Estas palavras de Engels revelaram-se proféticas. Alguns anos mais tarde, os operários alemães foram inesperadamente submetidos a duras provas ao ser decretada a lei de excepção contra os socialistas. E, com efeito, os operários alemães enfrentaram-nas bem apetrechados, e souberam sair vitoriosos dessas provas.

O proletariado russo terá de sofrer provas ainda infinitamente mais duras, terá de combater um monstro em comparação com o qual a lei de excepção num país constitucional parece um verdadeiro pigmeu. A história coloca-nos hoje uma tarefa imediata, que é a mais revolucionária de todas as tarefas imediatas do proletariado de qualquer outro país.

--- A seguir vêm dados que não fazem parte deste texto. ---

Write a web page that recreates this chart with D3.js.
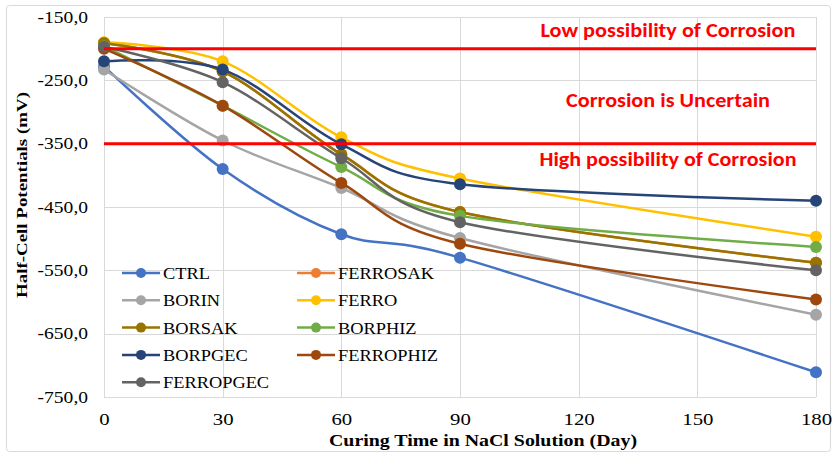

O cumprimento desta tarefa, a destruição do baluarte mais poderoso, não só da reacção europeia, mas também (podemos hoje dizê-lo) da reacção asiática, tornaria o proletariado russo a vanguarda do proletariado revolucionário internacional. E temos o direito de esperar que obteremos este título de honra, merecido já pelos nossos precursores, os revolucionários da década de 70, se soubermos animar o nosso movimento, mil vezes mais vasto e mais profundo, com a mesma decisão abnegada e a mesma energia.